Batt: Wife’s family likely drowned their sorrows on anniversaryPublished 10:07am Wednesday, September 18, 2013
Echoes From the Loafers’ Club Meeting:
“What are you going to do today?”
“I’m going to try to remember what day it is.”
“That sounds exhilarating.”
“It can be on the days that I remember what day it is.”
Driving by the Bruces
I have two wonderful neighbors — both named Bruce — who live across the road from each other. Whenever I pass their driveways, thoughts occur to me, such as: a journey of a thousand miles gets a late start.
The check may not be in the mail, but a credit card offer is.
The shortest line will be the slowest.
Make one person happy and you will make two.
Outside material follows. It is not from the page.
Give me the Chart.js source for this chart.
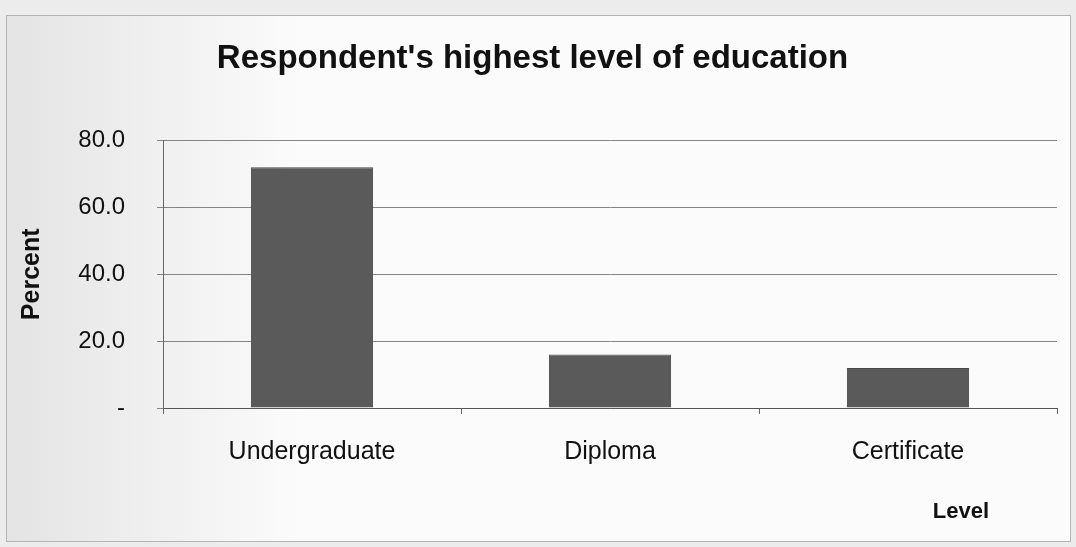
<!DOCTYPE html>
<html>
<head>
<meta charset="utf-8">
<title>Respondent's highest level of education</title>
<script src="https://cdn.jsdelivr.net/npm/chart.js@4/dist/chart.umd.min.js"></script>
<style>
    html, body { margin: 0; padding: 0; background: #ececec; }
    #wrap { width: 1076px; height: 547px; }
</style>
</head>
<body>
<div id="wrap"><canvas id="eduChart" width="1076" height="547"></canvas></div>
<script>
// data
const levels = ['Undergraduate', 'Diploma', 'Certificate'];
const percents = [72.0, 16.0, 12.0];
const yTicks = [0, 20, 40, 60, 80];

const FONT = "'Liberation Sans', Arial, sans-serif";

// light frame behind the chart, like the pasted office chart
const framePlugin = {
    id: 'frame',
    beforeDraw(chart) {
        const c = chart.ctx;
        c.save();
        c.fillStyle = '#ececec';
        c.fillRect(0, 0, chart.width, chart.height);
        const g = c.createLinearGradient(8, 0, 300, 0);
        g.addColorStop(0, '#e4e4e4');
        g.addColorStop(1, '#fbfbfb');
        c.fillStyle = g;
        c.fillRect(6, 15, 1064, 526);
        c.strokeStyle = '#b4b4b4';
        c.lineWidth = 1;
        c.strokeRect(6.5, 15.5, 1064, 526);
        c.restore();
    }
};

// "Level" sits a bit left of the plot's right edge
const levelTitle = {
    id: 'levelTitle',
    afterDraw(chart) {
        const c = chart.ctx;
        c.save();
        c.font = 'bold 22px ' + FONT;
        c.fillStyle = '#111';
        c.textAlign = 'right';
        c.textBaseline = 'middle';
        c.fillText('Level', chart.chartArea.right - 68, 512);
        c.restore();
    }
};

new Chart(document.getElementById('eduChart').getContext('2d'), {
    type: 'bar',
    data: {
        labels: levels,
        datasets: [{
            label: 'Percent',
            data: percents,
            backgroundColor: '#5a5a5a',
            borderColor: '#474747',
            borderWidth: 1,
            categoryPercentage: 1.0,
            barPercentage: 0.41
        }]
    },
    options: {
        responsive: false,
        animation: false,
        layout: { padding: { left: 8, right: 19, top: 0, bottom: 0 } },
        plugins: {
            legend: { display: false },
            tooltip: { enabled: false },
            title: {
                display: true,
                text: "Respondent's highest level of education",
                color: '#111',
                font: { family: FONT, size: 33, weight: 'bold' },
                padding: { top: 39, bottom: 62 }
            }
        },
        scales: {
            x: {
                afterFit: (scale) => { scale.height = 139; },
                grid: {
                    offset: true,
                    drawOnChartArea: false,
                    tickLength: 6,
                    color: '#666'
                },
                border: { color: '#555', width: 1 },
                ticks: {
                    color: '#111',
                    padding: 23,
                    font: { family: FONT, size: 25 }
                }
            },
            y: {
                min: 0,
                max: 80,
                afterFit: (scale) => { scale.width = 155; },
                afterBuildTicks: (scale) => { scale.ticks = yTicks.map(v => ({ value: v })); },
                grid: { color: '#858585', tickLength: 6 },
                border: { color: '#666', width: 1 },
                ticks: {
                    color: '#111',
                    padding: 32,
                    font: { family: FONT, size: 24 }
                    ,
                    callback: (v) => v === 0 ? '-' : v.toFixed(1)
                },
                title: {
                    display: true,
                    text: 'Percent',
                    color: '#111',
                    font: { family: FONT, size: 25, weight: 'bold' },
                    padding: { top: 9, bottom: 0 }
                }
            }
        }
    },
    plugins: [framePlugin, levelTitle]
});
</script>
</body>
</html>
I travel as a part of my job. I enjoy traveling, even with all its blemishes. I visited Kilkenny, Minn., a small town so proud of its Irish heritage that it holds a Half-Way to St. Paddy’s Day Community Celebration in September. The road to Kilkenny was dotted with sweet corn that had fallen from over-filled trucks. Road kill for vegetarians. When I was a boy, we raised sweet corn for Birds Eye. When I was a neophyte nebbish yoked to an agricultural enterprise, I watched geese fly overhead. I wanted to know where they were going long before I asked where they came from.
I knew where I’d come from and where I was headed as I pulled into a convenience store, that I still call a gas station. My car was thirsty. There were no other vehicles at the gas pumps. I filled the tank. The price was $3.58. I thought about the lack of customers and considered the law of supply and demand before I offered the clerk $3.50 a gallon. She laughed before charging me the full price.
A euphoric anniversary
Ours is a marriage of long ago but not far away.
You know what they say in French. Of course you do. They say everything in French.
We were teenagers, I’d just been named the promising young squirt of the year by the American Grapefruit Growers Association, when I asked Gail, “Are you walking my way?”
“Yes,” she responded. She’d just had a fight with her parents and wanted to disgrace them.
“So am I,” I replied smartly.
“You’re the most handsome boy in Hartland,” she said sweetly.
“You’re kidding,” I was more than willing to be flattered.
“I was kidding,” she admitted.
It was the thought that counted.
We celebrated our anniversary recently. My wife’s family likely drowned their sorrows.
Happy anniversary, honey.
Fred Fiebelkorn of Thompson asked why there are so few monarch butterflies this year. Monarchs are scarce this summer. There were only 60 million monarchs wintering in Mexico last winter. That’s 80 percent below the 350 million average. The monarchs covered only 3 acres of forest, compared to a 17-acre average. Drought and excessive heat during the summer of 2012 resulted in low reproduction. This spring was unusually cold across the middle of the country and that delayed the northern migration. The first monarch generation was slow to develop in the southern states and late to migrate northward. Monarchs can produce a new generation in about 30 days. The monarchs that migrate to Mexico this fall are the great-great-grandchildren of those that left Mexico last spring. Monarchs have a high reproductive potential and they breed across a wide area. I hope that brings recovery. I’ve seen good numbers of monarchs wherever there are blazing stars.
If you can’t be kind, impersonate someone who can.